Peruvian archaeologists discover bloody remains of possibly oldest known human sacrifices in the Americas

Peruvian archaeologists have uncovered skeletal remains of three people ritually sacrificed and buried in blood-stained sands around 4,000 years ago at the Bandurria archaeological ruins on Peru’s central Pacific coast, the research leader told Peruvian Times on Monday.

“It is the first time that such a violent human sacrifice has been reported,” San Marcos Univerisity archaeologist Alejandro Chu said in a telephone interview from the site near Huacho, 87 miles north of the capital, Lima.

He said the only documented human sacrifices he is aware of that rose to such violent heights were the ritual torture and killing of war prisoners by the Moche Culture in northern Peru between A.D. 150 and A.D. 650 — documented by physical anthropologist John Verano of Tulane University.

Human sacrifices excavated from later periods are almost always buried in flexed positions, accompanied by elaborate funerary offerings.

“They are generally wrapped with cloths and with care,” Chu explained.
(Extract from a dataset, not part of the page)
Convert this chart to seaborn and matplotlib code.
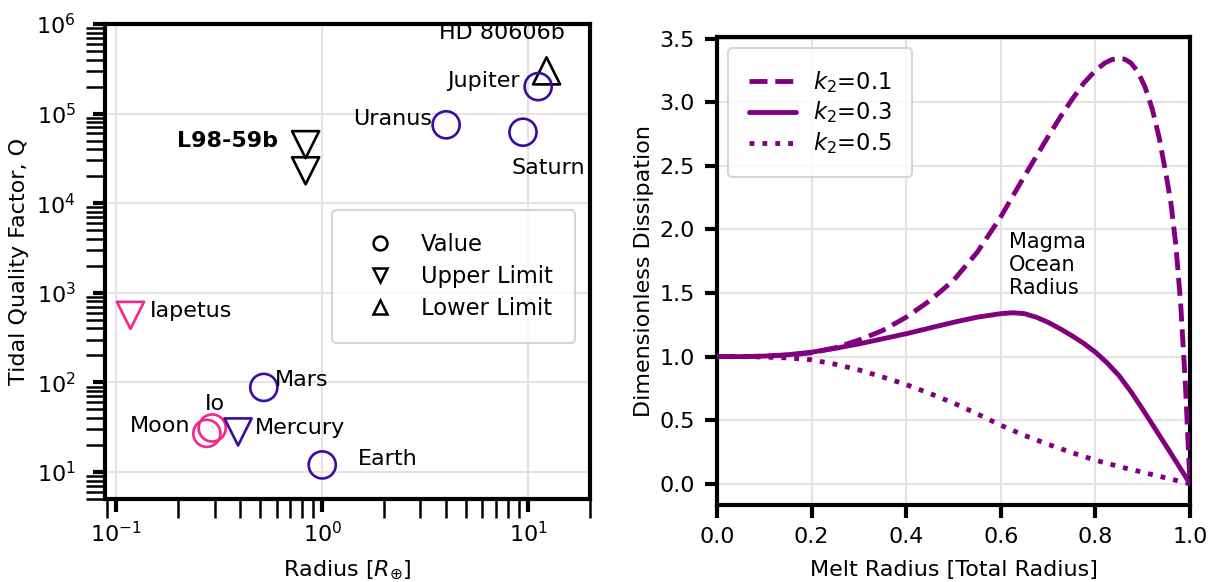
import numpy as np
import pandas as pd
import matplotlib
matplotlib.use("Agg")
import matplotlib.pyplot as plt
from matplotlib.lines import Line2D
from matplotlib.ticker import LogLocator, NullFormatter
import seaborn as sns

# ---------------- data: left panel ----------------
bodies = ["Jupiter", "HD 80606b", "Uranus", "Saturn", "L98-59b", "L98-59b",
          "Iapetus", "Mars", "Io", "Moon", "Mercury", "Earth"]
radius = [11.2, 12.3, 4.0, 9.45, 0.83, 0.83, 0.117, 0.52, 0.292, 0.275, 0.39, 1.0]
quality = [2.0e5, 3.0e5, 7.5e4, 6.2e4, 4.5e4, 2.3e4, 560, 88, 31, 27, 28, 12]
kind = ["Value", "Lower Limit", "Value", "Value", "Upper Limit", "Upper Limit",
        "Upper Limit", "Value", "Value", "Value", "Upper Limit", "Value"]
group = ["giant", "exo", "giant", "giant", "exo", "exo",
         "moon", "planet", "moon", "moon", "planet", "planet"]

# ---------------- data: right panel ----------------
x_k01 = [0.0, 0.05, 0.1, 0.15, 0.2, 0.25, 0.3, 0.35, 0.4, 0.45, 0.5, 0.55, 0.6,
         0.65, 0.7, 0.725, 0.75, 0.775, 0.8, 0.82, 0.835, 0.85, 0.862, 0.875,
         0.89, 0.905, 0.92, 0.935, 0.95, 0.96, 0.97, 0.98, 0.99, 0.995, 1.0]
diss_k01 = [1.0, 1.0, 1.003, 1.012, 1.03, 1.07, 1.13, 1.205, 1.31, 1.44, 1.60,
            1.82, 2.10, 2.42, 2.73, 2.88, 3.02, 3.15, 3.25, 3.31, 3.337, 3.347,
            3.34, 3.31, 3.24, 3.12, 2.95, 2.72, 2.42, 2.20, 1.88, 1.43, 0.80,
            0.40, 0.0]
x_k03 = [0.0, 0.05, 0.1, 0.15, 0.2, 0.25, 0.3, 0.35, 0.4, 0.45, 0.5, 0.55, 0.6,
         0.625, 0.65, 0.675, 0.7, 0.725, 0.75, 0.775, 0.8, 0.825, 0.85, 0.875,
         0.9, 0.925, 0.95, 0.975, 1.0]
diss_k03 = [1.0, 1.0, 1.004, 1.015, 1.035, 1.065, 1.10, 1.14, 1.18, 1.225, 1.27,
            1.31, 1.338, 1.345, 1.338, 1.31, 1.27, 1.22, 1.165, 1.105, 1.035,
            0.95, 0.85, 0.725, 0.585, 0.44, 0.295, 0.148, 0.0]
x_k05 = [0.0, 0.05, 0.1, 0.15, 0.2, 0.25, 0.3, 0.35, 0.4, 0.45, 0.5, 0.55, 0.6,
         0.65, 0.7, 0.75, 0.8, 0.85, 0.9, 0.95, 1.0]
diss_k05 = [1.0, 1.0, 0.997, 0.99, 0.975, 0.94, 0.895, 0.84, 0.78, 0.71, 0.635,
            0.55, 0.46, 0.38, 0.31, 0.245, 0.185, 0.135, 0.09, 0.045, 0.0]
k2_labels = [r"$k_2$=0.1", r"$k_2$=0.3", r"$k_2$=0.5"]

# ---------------- styling ----------------
sns.set_style("white")
FS = 16
LFS = 16.3
plt.rcParams.update({
    "font.family": ["DejaVu Sans"],
    "text.color": "black",
    "axes.labelcolor": "black",
    "xtick.color": "black",
    "ytick.color": "black",
    "axes.edgecolor": "black",
    "font.size": FS,
})

DPI = 100
fig = plt.figure(figsize=(1211 / DPI, 582 / DPI), dpi=DPI)
axL = fig.add_axes([105 / 1211, 1 - 499 / 582, 485 / 1211, 475 / 582])
axR = fig.add_axes([717 / 1211, 1 - 505 / 582, 473 / 1211, 468 / 582])

colors = {"giant": "#3a0ca3", "planet": "#3a0ca3", "moon": "#f72585", "exo": "black"}
markers = {"Value": "o", "Upper Limit": "v", "Lower Limit": "^"}

df = pd.DataFrame({"body": bodies, "R": radius, "Q": quality,
                   "kind": kind, "group": group})

for (g, k), sub in df.groupby(["group", "kind"]):
    sns.scatterplot(data=sub, x="R", y="Q", ax=axL, marker=markers[k], s=380,
                    legend=False, zorder=3)
    coll = axL.collections[-1]
    coll.set_facecolor("none")
    coll.set_edgecolor(colors[g])
    coll.set_linewidth(1.9)

axL.set_xscale("log")
axL.set_yscale("log")
axL.set_xlim(0.088, 20)
axL.set_ylim(5, 1e6)

# labels: (offset in points, ha, weight)
label_pos = {
    "Jupiter": (-13, 4, "right", "normal"),
    "HD 80606b": (-32, 27, "center", "normal"),
    "Uranus": (-10, 4, "right", "normal"),
    "Saturn": (18, -26, "center", "normal"),
    "L98-59b": (-20, 3, "right", "bold"),
    "Iapetus": (14, 3, "left", "normal"),
    "Mars": (8, 5, "left", "normal"),
    "Io": (2, 17, "center", "normal"),
    "Moon": (-12, 5, "right", "normal"),
    "Mercury": (12, 3, "left", "normal"),
    "Earth": (26, 4, "left", "normal"),
}
done = set()
for b, r, q in zip(bodies, radius, quality):
    if b in done:
        continue
    done.add(b)
    dx, dy, ha, wt = label_pos[b]
    axL.annotate(b, (r, q), xytext=(dx, dy), textcoords="offset points",
                 ha=ha, va="center", fontsize=FS, fontweight=wt, zorder=4)

axL.set_xlabel(r"Radius [$R_{\oplus}$]", fontsize=FS, labelpad=9)
axL.set_ylabel("Tidal Quality Factor, Q", fontsize=FS, labelpad=5)
axL.yaxis.set_major_locator(LogLocator(base=10, numticks=12))
axL.yaxis.set_minor_locator(LogLocator(base=10, subs=np.arange(2, 10), numticks=12))
axL.yaxis.set_minor_formatter(NullFormatter())
axL.xaxis.set_minor_formatter(NullFormatter())
axL.tick_params(which="both", bottom=True, left=True, top=False, right=False)
axL.tick_params(which="major", direction="out", length=9, width=3, pad=7,
                labelsize=FS)
axL.tick_params(axis="y", which="major", pad=12)
axL.tick_params(which="minor", direction="out", length=14, width=1.8)
axL.grid(True, which="major", color="#e3e3e3", lw=1.5, zorder=0)

leg_handles = [Line2D([], [], ls="none", marker=markers[k], mfc="none", mec="black",
                      mew=1.8, ms=10) for k in ["Value", "Upper Limit", "Lower Limit"]]
legL = axL.legend(leg_handles, ["Value", "Upper Limit", "Lower Limit"], loc="upper left",
                  bbox_to_anchor=(0.469, 0.608), borderaxespad=0, borderpad=1.0,
                  labelspacing=0.4, handlelength=2.2, handletextpad=0.7,
                  fontsize=LFS, frameon=True, fancybox=True)
legL.get_frame().set_edgecolor("#cccccc")
legL.get_frame().set_linewidth(1.5)

# ---------------- right panel ----------------
for xs, ys, ls, lab in zip([x_k01, x_k03, x_k05], [diss_k01, diss_k03, diss_k05],
                           ["--", "-", ":"], k2_labels):
    sns.lineplot(x=xs, y=ys, ax=axR, color="purple", linestyle=ls, lw=3.5,
                 label=lab, zorder=3)
axR.set_xlim(0, 1)
axR.set_yticks(np.arange(0, 3.51, 0.5))
axR.set_xticks(np.arange(0, 1.01, 0.2))
axR.tick_params(which="major", bottom=True, left=True, direction="out", length=9,
                width=3, pad=7, labelsize=FS)
axR.grid(True, color="#e3e3e3", lw=1.5, zorder=0)
axR.set_xlabel("Melt Radius [Total Radius]", fontsize=FS, labelpad=9)
axR.set_ylabel("Dimensionless Dissipation", fontsize=FS)
axR.text(0.617, 1.98, "Magma\nOcean\nRadius", fontsize=15, ha="left", va="top")
legR = axR.legend(loc="upper left", borderpad=0.9, labelspacing=0.22,
                  handlelength=2.1, handletextpad=0.75, fontsize=LFS,
                  fancybox=True, frameon=True)
legR.get_frame().set_edgecolor("#cccccc")
legR.get_frame().set_linewidth(1.5)

for ax in (axL, axR):
    for sp in ax.spines.values():
        sp.set_visible(True)
        sp.set_linewidth(3)
        sp.set_color("black")

fig.savefig("out.png", dpi=DPI)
In the case Bandurria, there was no respect shown to the sacrificial subjects, he said, adding “we found no evidence of knife grooves to indicate that they had been cut, but rather torn apart.”

“It seems that the pre-ceramic societies were not as peaceful as they have been depicted,” said Chu. “There were also moments in which they carried out very violent and very bloody acts.”

Chu said his team made the discovery a month ago, unearthing the hip bones and legs of two women, who were between 16 to 20 years old when they died, and a decapitated skeleton of a man about 20. The remains were preserved beneath five feet of sand in the site’s second circular plaza.

“We think it was a very bloody event, a very bloody sacrifice,” he said. “In the sand adjacent to the remains we discovered traces of what appears to be blood from the organs, or in other words from the extremities that were ripped apart and thrown there bloody. We found small red spots from blood stains in the sand around the bodies.”

Chu said samples were sent the United States for carbon dating to isolate the age of the find and to determine whether the victims were strangers or if the inhabitants had sacrificed their own people.

It has been determined that the site where the skeletal remains were found was inhabited between 3200-1800 B.C., he said, which could make the human remains the oldest known human sacrifices in the Americas.

Bandurria was discovered in 1973 by Domingo Torero. The ruins rival the ancient city of Caral and several other sites in Peru’s central Supe Valley as the oldest known complex society in the Americas. “Several radiocarbon datings conducted in the United States confirmed that Bandurria dates back to 3200 B.C., while Caral dates from 2900,” Chu said.

“Based on the condition and placement of the bones, we do not know if the capitation was the cause of death, or if he was already death when he was decapitated. The same with the legs that we found. We do not know if that was the cause of death,” Chu said.

Chu believes that the plaza, which served as a religious site, was at some point abandoned by the the inhabitants and that the violent and bloody ritual ceremony probably accompanied that decision to leave the site.

“The human beings we found are part of that ritual. When they abandoned the sacred area, they organized a series of sacrificial rituals, probably as an offering to this site for the religious importance it had,” Chu theorized.

Findings in the first plaza, which Chu believes to be more contemporary, yielded no evidence of human sacrifice. Human remains buried at that site were wrapped in cotton fabrics and buried beneath large stones, as well as sea shells and other comestible products.

Chu said he believes further digging at Bandurria, which he started excavating three years ago, will lead to more findings. He estimates that ten more structures lie hidden beneath the sand.

The archaeological project sponsors school groups and offers guided tours for tourists.